Either way, Romney’s bet was a callous move. What does it say about a candidate who’s willing to risk $10,000 (to say he wasn’t supportive of an individual mandate that he himself signed into law) when there are college students who would give anything to have that much debt lifted off their shoulders? When there are millions of American families who simply can’t afford to lose even $1,500, let alone $10,000? (I won’t even begin to talk about the payroll tax decrease the Republicans are suddenly so squeamish about.)

One more question: Has Romney not paid any attention to the Occupy movement? He may not agree with their message, but a politician—particularly one who routinely changes his opinion to better resonate with the public—can’t afford to ignore the basic message that Americans are tired of the rich playing Russian roulette with their money and then plundering from the powerless poor when they accidentally find themselves firing from a loaded chamber.

Much like Rick Perry’s famous “oops” moment, the potency of this gaffe is multiplied by the fact that it so easily fits in with Romney’s perception. He can’t afford to rely on the self-destruction of each and every one of his opponents for the same reason that a team can’t afford to trade baskets while trailing by 10 with 5 minutes to play: There’s just not enough time.

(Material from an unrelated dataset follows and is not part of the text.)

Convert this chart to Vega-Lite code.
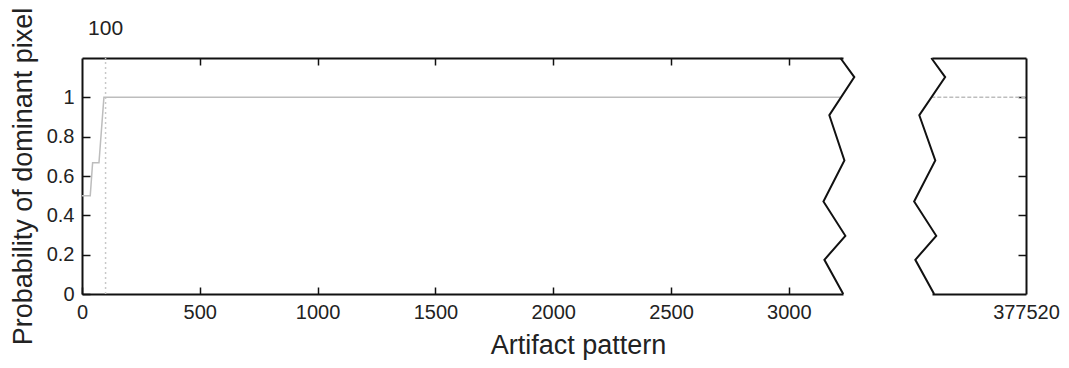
{
  "$schema": "https://vega.github.io/schema/vega-lite/v6.json",
  "background": "white",
  "padding": {"left": 9, "top": 7, "right": 2, "bottom": 2},
  "config": {
    "view": {"stroke": null},
    "font": "Liberation Sans",
    "axis": {
      "domainColor": "#111",
      "domainWidth": 2,
      "tickColor": "#111",
      "tickWidth": 1.5,
      "labelFont": "Liberation Sans",
      "labelFontSize": 20,
      "labelColor": "#222",
      "titleFont": "Liberation Sans",
      "titleFontWeight": "normal",
      "titleFontSize": 27,
      "titleColor": "#222",
      "grid": false
    }
  },
  "datasets": {
    "curve": [
      {"x": 0, "y": 0.5},
      {"x": 35, "y": 0.5},
      {"x": 45, "y": 0.667},
      {"x": 72, "y": 0.667},
      {"x": 93, "y": 1.0},
      {"x": 3219, "y": 1.0}
    ],
    "curveRight": [
      {"x": 377117, "y": 1.0},
      {"x": 377520, "y": 1.0}
    ],
    "marker": [
      {"x": 100, "y": 0, "label": "100"}
    ],
    "zigLeft": [
      {"o": 1, "x": 3219, "y": 1.2},
      {"o": 2, "x": 3278, "y": 1.103},
      {"o": 3, "x": 3172, "y": 0.909},
      {"o": 4, "x": 3236, "y": 0.679},
      {"o": 5, "x": 3147, "y": 0.47},
      {"o": 6, "x": 3240, "y": 0.296},
      {"o": 7, "x": 3151, "y": 0.174},
      {"o": 8, "x": 3231, "y": 0.0}
    ],
    "zigRight": [
      {"o": 1, "x": 377117, "y": 1.2},
      {"o": 2, "x": 377176, "y": 1.103},
      {"o": 3, "x": 377066, "y": 0.909},
      {"o": 4, "x": 377134, "y": 0.679},
      {"o": 5, "x": 377044, "y": 0.47},
      {"o": 6, "x": 377138, "y": 0.296},
      {"o": 7, "x": 377049, "y": 0.174},
      {"o": 8, "x": 377129, "y": 0.0}
    ]
  },
  "spacing": 89,
  "bounds": "flush",
  "hconcat": [
    {
      "width": 761,
      "height": 236,
      "layer": [
        {
          "data": {"name": "marker"},
          "mark": {"type": "rule", "color": "#c8c8c8", "strokeDash": [2, 3], "strokeWidth": 1.5},
          "encoding": {
            "x": {"field": "x", "type": "quantitative", "scale": {"domain": [0, 3230], "nice": false, "zero": false},
                  "axis": {"orient": "top", "values": [500, 1000, 1500, 2000, 2500, 3000], "labels": false, "tickSize": -7, "title": null}},
            "y": {"datum": 0, "type": "quantitative", "scale": {"domain": [0, 1.2], "nice": false}, "axis": null},
            "y2": {"datum": 1.2}
          }
        },
        {
          "data": {"name": "curve"},
          "mark": {"type": "line", "color": "#bdbdbd", "strokeWidth": 1.5},
          "encoding": {
            "x": {"field": "x", "type": "quantitative", "scale": {"domain": [0, 3230], "nice": false, "zero": false},
                  "axis": {"orient": "bottom", "values": [0, 500, 1000, 1500, 2000, 2500, 3000], "format": "d", "labelFontSize": 20, "labelFlush": false, "tickSize": -7, "labelPadding": 15, "title": "Artifact pattern", "titleFontSize": 27, "titleX": 496, "titlePadding": 10}},
            "y": {"field": "y", "type": "quantitative", "scale": {"domain": [0, 1.2], "nice": false},
                  "axis": {"orient": "left", "values": [0, 0.2, 0.4, 0.6, 0.8, 1], "format": "~g", "labelFontSize": 20, "tickSize": -8, "labelPadding": 16, "title": "Probability of dominant pixel", "titleFontSize": 27, "titlePadding": 9}}
          }
        },
        {
          "data": {"name": "zigLeft"},
          "mark": {"type": "line", "color": "#111", "strokeWidth": 2, "clip": false},
          "encoding": {
            "x": {"field": "x", "type": "quantitative", "scale": {"domain": [0, 3230], "nice": false, "zero": false}, "axis": null},
            "y": {"field": "y", "type": "quantitative", "scale": {"domain": [0, 1.2], "nice": false}, "axis": null},
            "order": {"field": "o"}
          }
        },
        {
          "data": {"name": "marker"},
          "mark": {"type": "text", "fontSize": 21, "color": "#222", "dy": -29, "baseline": "middle", "align": "center"},
          "encoding": {
            "x": {"field": "x", "type": "quantitative", "scale": {"domain": [0, 3230], "nice": false, "zero": false}, "axis": null},
            "y": {"datum": 1.2, "type": "quantitative", "scale": {"domain": [0, 1.2], "nice": false}, "axis": null},
            "text": {"field": "label"}
          }
        }
      ],
      "resolve": {"axis": {"x": "independent", "y": "independent"}}
    },
    {
      "width": 94,
      "height": 236,
      "layer": [
        {
          "data": {"name": "curveRight"},
          "mark": {"type": "line", "color": "#bdbdbd", "strokeWidth": 1.5, "strokeDash": [4, 2]},
          "encoding": {
            "x": {"field": "x", "type": "quantitative", "scale": {"domain": [377120, 377520], "nice": false, "zero": false},
                  "axis": {"orient": "bottom", "values": [377520], "ticks": false, "labelPadding": 8, "labelFontSize": 20, "labelFlush": false, "format": "d", "title": null}},
            "y": {"field": "y", "type": "quantitative", "scale": {"domain": [0, 1.2], "nice": false},
                  "axis": {"orient": "right", "values": [0.2, 0.4, 0.6, 0.8, 1], "tickSize": -8, "labels": false, "title": null}}
          }
        },
        {
          "data": {"name": "zigRight"},
          "mark": {"type": "line", "color": "#111", "strokeWidth": 2, "clip": false},
          "encoding": {
            "x": {"field": "x", "type": "quantitative", "scale": {"domain": [377120, 377520], "nice": false, "zero": false},
                  "axis": {"orient": "top", "labels": false, "ticks": false, "title": null}},
            "y": {"field": "y", "type": "quantitative", "scale": {"domain": [0, 1.2], "nice": false}, "axis": null},
            "order": {"field": "o"}
          }
        }
      ],
      "resolve": {"axis": {"x": "independent", "y": "independent"}}
    }
  ]
}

Romney is all of a sudden finding himself as an underdog in the GOP race with a matter of weeks to go before the primaries start. Romney might have been able to get away with this sort of gaffe a couple of weeks ago, but if he wants to have a chance at this nomination, he can’t afford to keep trending backward—nor can he even continue trading baskets. He needs to step it up and take it to Gingrich, or he’ll have lost yet another nomination.

But then again, President Obama’s polling better against Gingrich than he is against Romney, so perhaps this is all for the best.